US distillery sues over ‘breakfast’ trademarkBy Nicola Carruthers
US spirits producer Few Spirits has reportedly taken legal action against Gray Skies Distillery in a trademark dispute over the use of the word ‘breakfast’.
Few Spirits, the maker of Breakfast Gin, has taken the Michigan-based Gray Skies Distillery to court over the planned December launch of its new whiskey, Breakfast Rye.
The Illinois-based distiller first launched Breakfast Gin in 2011, followed by an earl grey tea variant in 2016. A Facebook post on Gray Skies’s page on Tuesday (28 November) announced the launch of the rye whiskey, said: “We are excited to introduce Breakfast Rye… a rye whiskey finished in maple syrup barrels.” The distiller said it would launch the expression next week at its tasting room, and bars and restaurants around Michigan.
The Breakfast Rye whiskey has been aged in charred, new, oak barrels, then finished for six months in maple syrup casks
As reported by MLive.com, Few’s counsel sent a notice in October telling Gray Skies it had “prior rights and registration” to Breakfast Gin, and told it to cease any use of Breakfast Rye.
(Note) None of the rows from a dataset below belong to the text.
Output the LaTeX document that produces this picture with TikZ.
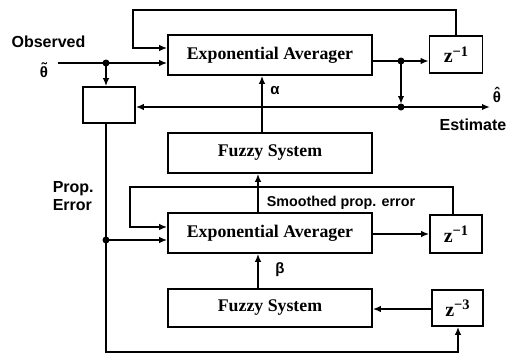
\documentclass[tikz,border=0pt]{standalone}
\usepackage{fontspec}
\setmainfont{Liberation Serif}
\newfontfamily\labfont{Liberation Sans}
\usetikzlibrary{arrows.meta}
\newcommand{\zinv}[1]{{\fontsize{20}{20}\selectfont\bfseries z}\raisebox{6.5pt}{\fontsize{14.5}{14}\selectfont\bfseries −#1}}
\newcommand{\accth}[2]{\ooalign{θ\cr\hidewidth\raisebox{#2}{#1}\hidewidth\cr}}
\begin{document}
\begin{tikzpicture}[x=1pt,y=-1pt,
  line width=1.6pt,
  blk/.style={draw, line width=1.6pt, rectangle, inner sep=0pt,
    font=\fontsize{17.8}{20}\selectfont\bfseries},
  arr/.style={-{Latex[length=8pt,width=6.5pt]}},
  jdot/.style={circle, fill, inner sep=0pt, minimum size=7pt},
  lab/.style={font=\fontsize{16}{18.5}\selectfont\labfont\bfseries, inner sep=0pt},
  greek/.style={inner sep=0pt, font=\fontsize{15}{17}\selectfont\labfont\bfseries},
]
\useasboundingbox (0,0) rectangle (507,354);

% blocks
\node[blk, minimum width=204pt, minimum height=40pt] (ea1) at (270,55) {Exponential Averager};
\node[blk, minimum width=53pt, minimum height=37pt] (z1) at (456,54.5) {\zinv{1}};
\node[blk, minimum width=52pt, minimum height=36pt] (pe) at (109,105) {};
\node[blk, minimum width=204pt, minimum height=40pt] (fs1) at (270,153) {Fuzzy System};
\node[blk, minimum width=204pt, minimum height=40pt] (ea2) at (270,233) {Exponential Averager};
\node[blk, minimum width=52pt, minimum height=38pt] (z2) at (456,234) {\zinv{1}};
\node[blk, minimum width=204pt, minimum height=38pt] (fs2) at (270,308) {Fuzzy System};
\node[blk, minimum width=51pt, minimum height=36pt] (z3) at (457.5,308) {\zinv{3}};

% coordinates
\coordinate (in) at (58,63);
\coordinate (j1) at (106,63);
\coordinate (j2) at (401,61);
\coordinate (j3) at (401,107);
\coordinate (out) at (490,107);
\coordinate (j4) at (106,240);

% top loop
\draw[arr] (z1.north) |- (133,10) |- (ea1.west |- 0,48);
% input
\draw[arr] (in) -- (ea1.west |- in);
\draw[arr] (j1) -- (j1 |- pe.north);
% output of ea1
\draw[arr] (ea1.east |- j2) -- (z1.west |- j2);
\draw[arr, shorten >=3pt] (j2) -- (j3);
\draw[arr] (j3) -- (pe.east |- j3);
\draw[arr] (j3) -- (out);
% alpha
\draw[arr] (fs1.north -| 262,0) -- (ea1.south -| 262,0);
% prop error line
\draw[arr] (pe.south -| j1) |- (458,352) -- (z3.south -| 458,0);
\draw[arr] (j4) -- (ea2.west |- j4);
% second loop
\draw[arr] (z2.north -| 453,0) |- (130,187) |- (ea2.west |- 0,227);
% smoothed error to fs1
\draw[arr] (ea2.north -| 258,0) -- (fs1.south -| 258,0);
\draw[arr] (ea2.east |- 0,234) -- (z2.west |- 0,234);
% beta
\draw[arr] (fs2.north -| 258,0) -- (ea2.south -| 258,0);
% z3 to fs2
\draw[arr] (z3.west |- 0,309) -- (fs2.east |- 0,309);

% dots
\node[jdot] at (j1) {};
\node[jdot] at (j2) {};
\node[jdot] at (j3) {};
\node[jdot] at (j4) {};

% labels
\node[lab] (obs) at (48.5,42) {Observed};
\node[greek] (tht) at (44,72) {\accth{˜}{4pt}};
\node[lab, anchor=west, align=left] (perr) at (52,196) {Prop.\\Error};
\node[lab] (est) at (473,125) {Estimate};
\node[greek] (thh) at (497,97) {\accth{ˆ}{3.5pt}};
\node[greek] (al) at (275,91) {α};
\node[greek] (be) at (280,270) {β};
\node[lab, anchor=west, font=\fontsize{14.3}{17}\selectfont\labfont\bfseries] (sm) at (266,203) {Smoothed prop. error};
\end{tikzpicture}
\end{document}
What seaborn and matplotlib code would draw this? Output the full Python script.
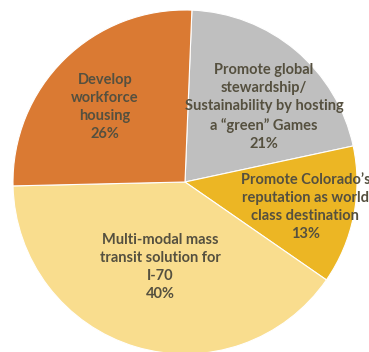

In the lawsuit, it alleged trademark infringement, unfair competition, and violation of Michigan’s Consumer Protection Act.
In response, Gray Skies submitted a letter of protest to Few’s pending trademark application.
The Breakfast Gin producer is now seeking an injunction to prevent Gray Skies from selling Breakfast Rye, including damages if it goes up for sales in stores or in bars.
“The use of ‘breakfast’ to describe alcoholic beverage products that have characteristics, aromas or flavours reminiscent of breakfast foods, is replete in the marketplace,” Williams wrote.
“For example, Founders Brewing Company markets and sells Founders Breakfast Stout and Founders Canadian Breakfast Stout. Dogfish Head markets and sells beer for Breakfast Stout.”
“[Gray Skies Distillery] has deliberately and wilfully used the Breakfast Rye mark to trade upon Few’s widespread and hard-earned goodwill in its Breakfast Gin distilled spirits, as well as to confuse consumers as to the origin and sponsorship of [Gray Skies’s] distilled spirits,” Grand Rapids attorney Bruce Courtade wrote in the lawsuit.
Courtade said that Few Spirits trademarked Breakfast Gin, “well before” Gray Skies started packaging the new rye whiskey.
Courtade said: “As a result of Few’s extensive use and promotion of the Breakfast Gin mark in connection with distilled spirits, the Breakfast Gin mark has become well-known and recognised by the public as identifying and distinguishing Few and its high-quality distilled spirits.”
Grand Rapids attorney Thomas Williams said “the name of breakfast liquors isn’t necessarily to be taken literally”.
A spokesperson from the Gray Skies Distillery told The Spirits Business: “We consider the lawsuit to be baseless and vigorously dispute the claims made in it. “Breakfast” is a common term describing the characteristics of the spirit. Breakfast Rye was finished in maple syrup barrels imparting the essence of maple syrup in the product.
“There are many instances of alcohol brands using breakfast on their labels to describe their products. Buyers of craft spirits are very discriminating and clearly know the difference between whiskey and gin. The packages are dissimilar and no one could be confused when you put the two products side by side in the market. Unfortunately, we have to fight this lawsuit.”
The Spirits Business has approached Few Spirits for comment.